Euro makes debut at 88 cents on dollar

By Colleen Barry
Associated Press

FRANKFURT, Germany — More than 300 million Europeans began swapping their old currencies for the euro at midnight yesterday in the most ambitious currency changeover in history, one which the euro's architects hope will help realize dreams of a united Europe.

The Charlemagne Building in the heart of the European Quarter in Brussels, Belgium, was decorated to announce the launch of the Euro yesterday.

Bloomberg News Service

Citizens in a dozen countries were able to withdraw their first crisp new notes a decade after the euro was conceived with the Maastricht Treaty and three years after it began its virtual life underpinning the exchange rates of the mark, peseta, drachma, lira, franc and other national currencies that it replaces.

From Paris to Athens, Rome to Madrid, Europeans ushered in the euro with extravagant firework displays, live bands and huge parties in public squares. Outside of the European Central Bank headquarters in Frankfurt, officials lit a huge blue euro symbol.

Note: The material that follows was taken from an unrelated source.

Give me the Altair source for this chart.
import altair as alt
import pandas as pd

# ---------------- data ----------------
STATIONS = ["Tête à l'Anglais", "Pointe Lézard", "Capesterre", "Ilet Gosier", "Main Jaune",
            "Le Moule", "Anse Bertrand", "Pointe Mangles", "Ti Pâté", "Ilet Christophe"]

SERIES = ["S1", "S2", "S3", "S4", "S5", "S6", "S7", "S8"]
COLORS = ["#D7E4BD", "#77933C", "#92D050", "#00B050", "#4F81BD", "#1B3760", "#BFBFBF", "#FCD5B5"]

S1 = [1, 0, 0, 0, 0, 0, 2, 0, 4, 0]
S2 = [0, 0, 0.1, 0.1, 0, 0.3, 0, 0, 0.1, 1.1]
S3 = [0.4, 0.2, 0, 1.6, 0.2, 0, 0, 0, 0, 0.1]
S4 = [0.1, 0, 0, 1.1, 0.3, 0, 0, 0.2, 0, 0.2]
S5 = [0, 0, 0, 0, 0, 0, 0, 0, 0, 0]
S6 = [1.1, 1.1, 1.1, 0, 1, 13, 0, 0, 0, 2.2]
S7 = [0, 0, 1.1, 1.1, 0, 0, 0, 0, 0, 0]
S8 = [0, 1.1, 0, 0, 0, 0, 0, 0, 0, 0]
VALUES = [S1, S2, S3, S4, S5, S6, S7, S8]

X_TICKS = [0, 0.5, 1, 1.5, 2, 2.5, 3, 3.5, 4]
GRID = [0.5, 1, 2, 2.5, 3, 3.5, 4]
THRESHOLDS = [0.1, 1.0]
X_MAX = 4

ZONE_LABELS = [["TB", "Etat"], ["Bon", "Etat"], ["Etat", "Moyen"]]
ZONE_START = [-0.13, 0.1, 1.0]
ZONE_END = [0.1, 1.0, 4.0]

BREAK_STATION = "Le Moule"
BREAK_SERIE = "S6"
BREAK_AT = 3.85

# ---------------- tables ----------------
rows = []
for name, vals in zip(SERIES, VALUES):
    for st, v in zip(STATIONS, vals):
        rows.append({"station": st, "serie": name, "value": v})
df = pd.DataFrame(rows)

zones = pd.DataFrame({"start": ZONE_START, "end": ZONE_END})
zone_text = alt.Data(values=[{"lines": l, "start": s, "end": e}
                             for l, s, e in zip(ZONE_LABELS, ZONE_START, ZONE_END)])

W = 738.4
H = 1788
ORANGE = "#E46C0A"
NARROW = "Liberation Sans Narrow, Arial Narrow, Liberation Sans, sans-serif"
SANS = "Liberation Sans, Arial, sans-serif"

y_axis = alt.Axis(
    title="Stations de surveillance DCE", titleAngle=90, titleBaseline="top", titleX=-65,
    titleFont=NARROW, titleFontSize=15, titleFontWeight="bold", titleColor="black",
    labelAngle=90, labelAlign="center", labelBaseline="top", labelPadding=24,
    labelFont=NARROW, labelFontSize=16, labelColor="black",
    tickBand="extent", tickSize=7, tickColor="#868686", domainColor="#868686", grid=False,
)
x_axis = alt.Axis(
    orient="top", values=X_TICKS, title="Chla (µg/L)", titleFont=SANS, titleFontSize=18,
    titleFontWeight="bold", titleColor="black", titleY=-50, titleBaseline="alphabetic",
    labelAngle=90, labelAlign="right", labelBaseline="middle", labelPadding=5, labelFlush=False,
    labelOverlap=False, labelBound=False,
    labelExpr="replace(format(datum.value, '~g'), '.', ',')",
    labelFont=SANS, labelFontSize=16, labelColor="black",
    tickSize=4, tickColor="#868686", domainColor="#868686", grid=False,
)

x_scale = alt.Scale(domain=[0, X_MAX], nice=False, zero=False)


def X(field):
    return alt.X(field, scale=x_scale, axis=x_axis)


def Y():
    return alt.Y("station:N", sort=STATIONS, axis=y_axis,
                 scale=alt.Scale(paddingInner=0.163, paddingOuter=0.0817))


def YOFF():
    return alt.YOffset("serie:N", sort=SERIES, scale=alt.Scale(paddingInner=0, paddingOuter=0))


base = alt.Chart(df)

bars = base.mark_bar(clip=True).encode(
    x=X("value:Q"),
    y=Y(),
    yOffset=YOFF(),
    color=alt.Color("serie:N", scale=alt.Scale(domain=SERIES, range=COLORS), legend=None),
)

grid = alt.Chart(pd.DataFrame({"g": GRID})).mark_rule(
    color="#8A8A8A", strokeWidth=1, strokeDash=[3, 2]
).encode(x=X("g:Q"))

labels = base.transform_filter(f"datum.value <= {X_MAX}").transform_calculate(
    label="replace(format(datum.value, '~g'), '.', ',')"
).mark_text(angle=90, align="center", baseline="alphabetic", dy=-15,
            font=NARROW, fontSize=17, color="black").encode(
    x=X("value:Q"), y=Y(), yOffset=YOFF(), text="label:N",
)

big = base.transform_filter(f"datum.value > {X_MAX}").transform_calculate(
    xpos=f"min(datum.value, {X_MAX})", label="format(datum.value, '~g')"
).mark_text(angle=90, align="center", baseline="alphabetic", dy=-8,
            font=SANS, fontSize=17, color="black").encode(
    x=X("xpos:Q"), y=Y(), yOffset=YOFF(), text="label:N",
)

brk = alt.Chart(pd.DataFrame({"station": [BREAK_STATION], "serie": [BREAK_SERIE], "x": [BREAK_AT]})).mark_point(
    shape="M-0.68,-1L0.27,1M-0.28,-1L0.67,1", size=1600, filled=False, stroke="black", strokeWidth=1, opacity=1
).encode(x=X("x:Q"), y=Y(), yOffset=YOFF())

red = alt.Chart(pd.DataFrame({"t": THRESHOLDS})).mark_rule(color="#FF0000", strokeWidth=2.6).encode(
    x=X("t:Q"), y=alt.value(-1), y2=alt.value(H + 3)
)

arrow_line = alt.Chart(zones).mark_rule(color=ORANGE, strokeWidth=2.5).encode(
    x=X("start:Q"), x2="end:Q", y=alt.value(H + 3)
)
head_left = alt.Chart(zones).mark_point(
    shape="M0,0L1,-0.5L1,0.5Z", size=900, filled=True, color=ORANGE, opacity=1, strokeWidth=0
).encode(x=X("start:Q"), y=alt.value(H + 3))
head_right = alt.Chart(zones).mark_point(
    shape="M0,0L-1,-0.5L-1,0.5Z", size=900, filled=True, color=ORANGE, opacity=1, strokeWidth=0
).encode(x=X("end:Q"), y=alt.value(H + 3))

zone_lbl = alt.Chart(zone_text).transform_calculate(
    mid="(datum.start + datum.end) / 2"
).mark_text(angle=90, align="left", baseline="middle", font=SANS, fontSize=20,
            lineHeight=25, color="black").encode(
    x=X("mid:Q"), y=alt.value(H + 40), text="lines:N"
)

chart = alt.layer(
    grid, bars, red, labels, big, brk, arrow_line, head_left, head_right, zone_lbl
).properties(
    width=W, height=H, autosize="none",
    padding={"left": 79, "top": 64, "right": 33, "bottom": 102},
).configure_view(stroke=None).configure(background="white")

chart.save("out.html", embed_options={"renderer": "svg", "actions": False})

Finland and Greece, on the currency zone's northern and southern most fringes, led the 12 nations welcoming the euro as a symbol of economic stability, with the New Year's arrival an hour before the rest of the continent and two hours before Ireland.

In Helsinki, Finnish Finance Minister Sauli Niinisto made the first official purchase: a cup of coffee paid for with a euro coin, worth 88 cents, at the Casino Ray.

And in Athens, Greek Premier Costas Simitis withdrew euro bank notes from an automatic teller machine, which he deposited in a charity box for UNICEF. Minutes later, hundreds of people flocked to ATMs.

"This is a milestone in Greek history. Now we are part of united Europe," Simitis said.

Though the euro is central to continental Europe's vision of tighter political union, it first became legal tender at midnight (3 p.m. EST) on tiny Reunion Island, a French department in the Indian Ocean.

More than 15 billion notes and 52 billion coins — worth 646 billion euros, or $568 billion — have been produced for the switchover. Six billion notes and 37.5 billion coins already are in banks and stores, the front lines in what has been the world's largest peacetime logistics operation.

Though it has lost 25 percent of its peak value against the dollar, the euro has generally been viewed as a success — eliminating fluctuations in national currencies, encouraging cross-border trade and pushing countries to budget carefully and liberalize their economies.

The 12-nation euro zone represents one-sixth of the world's economy, and is set to grow as the European Union expands eastward.

There were lines across Europe as people filled their wallets one last time with outgoing notes — from Europe's oldest, the drachma, dating back 2,650 years, to the continent's most powerful, the German mark.

European leaders adopted the euro over the skepticism of many citizens reluctant to relinquish symbols of national sovereignty. Only France and Denmark held referendums on adopting the euro — and the Danes voted to sit out the historic project along with Sweden and Britain, the three European Union holdouts.

Acknowledging the public's attachment to national currencies, architects of the euro expressed hope it will become a potent symbol of European unity.

"A vision is becoming reality," Helmut Kohl, the former German chancellor who with the late French leader Francois Mitterrand championed the single currency, wrote in the conservative Frankfurter Allgemeine Zeitung yesterday.

The nations adopting the euro are: Austria, Belgium, Finland, France, Germany, Greece, Ireland, Italy, Luxembourg, Netherlands, Portugal and Spain.